[What to produce]: Exact reproduction of the data is required, with images excluded.

[Information shown]:
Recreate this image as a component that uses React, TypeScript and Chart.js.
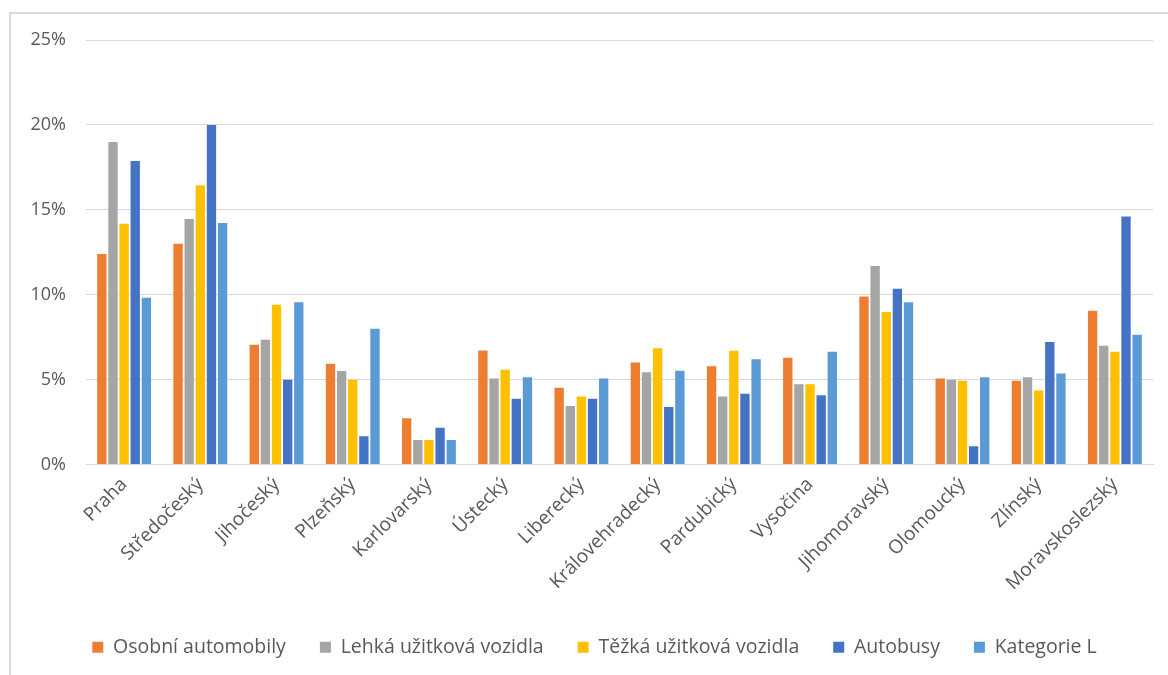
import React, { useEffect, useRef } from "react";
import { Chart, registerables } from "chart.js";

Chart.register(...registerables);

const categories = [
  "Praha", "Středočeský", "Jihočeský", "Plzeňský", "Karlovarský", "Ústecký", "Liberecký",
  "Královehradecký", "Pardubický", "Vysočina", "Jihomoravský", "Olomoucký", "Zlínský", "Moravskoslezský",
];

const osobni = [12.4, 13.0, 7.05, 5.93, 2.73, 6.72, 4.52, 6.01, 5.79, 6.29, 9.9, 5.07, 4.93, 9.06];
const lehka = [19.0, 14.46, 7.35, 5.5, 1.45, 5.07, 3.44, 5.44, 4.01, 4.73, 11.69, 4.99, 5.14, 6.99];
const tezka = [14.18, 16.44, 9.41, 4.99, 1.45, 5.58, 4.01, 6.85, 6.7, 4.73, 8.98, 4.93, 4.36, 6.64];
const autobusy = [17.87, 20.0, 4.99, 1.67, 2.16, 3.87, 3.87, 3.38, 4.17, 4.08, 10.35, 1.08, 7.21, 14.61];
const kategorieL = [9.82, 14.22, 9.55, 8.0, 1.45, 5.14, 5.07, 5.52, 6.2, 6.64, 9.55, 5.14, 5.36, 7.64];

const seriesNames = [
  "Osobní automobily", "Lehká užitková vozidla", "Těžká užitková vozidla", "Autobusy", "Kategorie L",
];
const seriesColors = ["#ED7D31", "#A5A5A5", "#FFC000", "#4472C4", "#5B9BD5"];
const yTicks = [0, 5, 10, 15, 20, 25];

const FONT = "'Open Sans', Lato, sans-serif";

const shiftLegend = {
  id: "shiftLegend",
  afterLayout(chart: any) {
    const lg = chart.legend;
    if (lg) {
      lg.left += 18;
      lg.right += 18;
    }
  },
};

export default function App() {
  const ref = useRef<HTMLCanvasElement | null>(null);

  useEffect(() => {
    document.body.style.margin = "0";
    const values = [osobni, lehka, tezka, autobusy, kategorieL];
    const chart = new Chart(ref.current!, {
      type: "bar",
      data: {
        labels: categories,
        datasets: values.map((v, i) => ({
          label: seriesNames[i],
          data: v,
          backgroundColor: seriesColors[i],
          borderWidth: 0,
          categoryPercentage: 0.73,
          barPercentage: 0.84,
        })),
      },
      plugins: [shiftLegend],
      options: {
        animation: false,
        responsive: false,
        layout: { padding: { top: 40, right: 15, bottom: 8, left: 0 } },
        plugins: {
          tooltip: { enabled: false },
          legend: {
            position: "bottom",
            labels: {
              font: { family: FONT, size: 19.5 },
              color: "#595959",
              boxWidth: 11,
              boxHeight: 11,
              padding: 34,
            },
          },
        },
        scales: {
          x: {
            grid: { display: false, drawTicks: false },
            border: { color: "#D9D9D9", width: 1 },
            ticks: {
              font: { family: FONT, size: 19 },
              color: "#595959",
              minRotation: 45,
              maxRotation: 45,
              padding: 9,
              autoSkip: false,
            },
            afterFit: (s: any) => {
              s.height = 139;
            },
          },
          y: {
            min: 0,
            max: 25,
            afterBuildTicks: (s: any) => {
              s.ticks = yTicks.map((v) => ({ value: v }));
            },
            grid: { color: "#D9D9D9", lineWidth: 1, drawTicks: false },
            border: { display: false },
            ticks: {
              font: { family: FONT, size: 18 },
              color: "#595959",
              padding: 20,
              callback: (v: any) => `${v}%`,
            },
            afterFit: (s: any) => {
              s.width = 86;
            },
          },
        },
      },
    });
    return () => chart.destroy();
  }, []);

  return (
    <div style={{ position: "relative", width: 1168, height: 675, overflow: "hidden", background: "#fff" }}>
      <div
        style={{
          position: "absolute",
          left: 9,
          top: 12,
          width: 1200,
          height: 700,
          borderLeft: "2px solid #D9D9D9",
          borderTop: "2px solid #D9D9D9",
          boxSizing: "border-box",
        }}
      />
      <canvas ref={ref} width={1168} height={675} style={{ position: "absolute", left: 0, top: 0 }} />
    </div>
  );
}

[Answer]:
Recreate this image as a component that uses React, TypeScript and Chart.js.
import React, { useEffect, useRef } from "react";
import { Chart, registerables } from "chart.js";

Chart.register(...registerables);

const categories = [
  "Praha", "Středočeský", "Jihočeský", "Plzeňský", "Karlovarský", "Ústecký", "Liberecký",
  "Královehradecký", "Pardubický", "Vysočina", "Jihomoravský", "Olomoucký", "Zlínský", "Moravskoslezský",
];

const osobni = [12.4, 13.0, 7.05, 5.93, 2.73, 6.72, 4.52, 6.01, 5.79, 6.29, 9.9, 5.07, 4.93, 9.06];
const lehka = [19.0, 14.46, 7.35, 5.5, 1.45, 5.07, 3.44, 5.44, 4.01, 4.73, 11.69, 4.99, 5.14, 6.99];
const tezka = [14.18, 16.44, 9.41, 4.99, 1.45, 5.58, 4.01, 6.85, 6.7, 4.73, 8.98, 4.93, 4.36, 6.64];
const autobusy = [17.87, 20.0, 4.99, 1.67, 2.16, 3.87, 3.87, 3.38, 4.17, 4.08, 10.35, 1.08, 7.21, 14.61];
const kategorieL = [9.82, 14.22, 9.55, 8.0, 1.45, 5.14, 5.07, 5.52, 6.2, 6.64, 9.55, 5.14, 5.36, 7.64];

const seriesNames = [
  "Osobní automobily", "Lehká užitková vozidla", "Těžká užitková vozidla", "Autobusy", "Kategorie L",
];
const seriesColors = ["#ED7D31", "#A5A5A5", "#FFC000", "#4472C4", "#5B9BD5"];
const yTicks = [0, 5, 10, 15, 20, 25];

const FONT = "'Open Sans', Lato, sans-serif";

const shiftLegend = {
  id: "shiftLegend",
  afterLayout(chart: any) {
    const lg = chart.legend;
    if (lg) {
      lg.left += 18;
      lg.right += 18;
    }
  },
};

export default function App() {
  const ref = useRef<HTMLCanvasElement | null>(null);

  useEffect(() => {
    document.body.style.margin = "0";
    const values = [osobni, lehka, tezka, autobusy, kategorieL];
    const chart = new Chart(ref.current!, {
      type: "bar",
      data: {
        labels: categories,
        datasets: values.map((v, i) => ({
          label: seriesNames[i],
          data: v,
          backgroundColor: seriesColors[i],
          borderWidth: 0,
          categoryPercentage: 0.73,
          barPercentage: 0.84,
        })),
      },
      plugins: [shiftLegend],
      options: {
        animation: false,
        responsive: false,
        layout: { padding: { top: 40, right: 15, bottom: 8, left: 0 } },
        plugins: {
          tooltip: { enabled: false },
          legend: {
            position: "bottom",
            labels: {
              font: { family: FONT, size: 19.5 },
              color: "#595959",
              boxWidth: 11,
              boxHeight: 11,
              padding: 34,
            },
          },
        },
        scales: {
          x: {
            grid: { display: false, drawTicks: false },
            border: { color: "#D9D9D9", width: 1 },
            ticks: {
              font: { family: FONT, size: 19 },
              color: "#595959",
              minRotation: 45,
              maxRotation: 45,
              padding: 9,
              autoSkip: false,
            },
            afterFit: (s: any) => {
              s.height = 139;
            },
          },
          y: {
            min: 0,
            max: 25,
            afterBuildTicks: (s: any) => {
              s.ticks = yTicks.map((v) => ({ value: v }));
            },
            grid: { color: "#D9D9D9", lineWidth: 1, drawTicks: false },
            border: { display: false },
            ticks: {
              font: { family: FONT, size: 18 },
              color: "#595959",
              padding: 20,
              callback: (v: any) => `${v}%`,
            },
            afterFit: (s: any) => {
              s.width = 86;
            },
          },
        },
      },
    });
    return () => chart.destroy();
  }, []);

  return (
    <div style={{ position: "relative", width: 1168, height: 675, overflow: "hidden", background: "#fff" }}>
      <div
        style={{
          position: "absolute",
          left: 9,
          top: 12,
          width: 1200,
          height: 700,
          borderLeft: "2px solid #D9D9D9",
          borderTop: "2px solid #D9D9D9",
          boxSizing: "border-box",
        }}
      />
      <canvas ref={ref} width={1168} height={675} style={{ position: "absolute", left: 0, top: 0 }} />
    </div>
  );
}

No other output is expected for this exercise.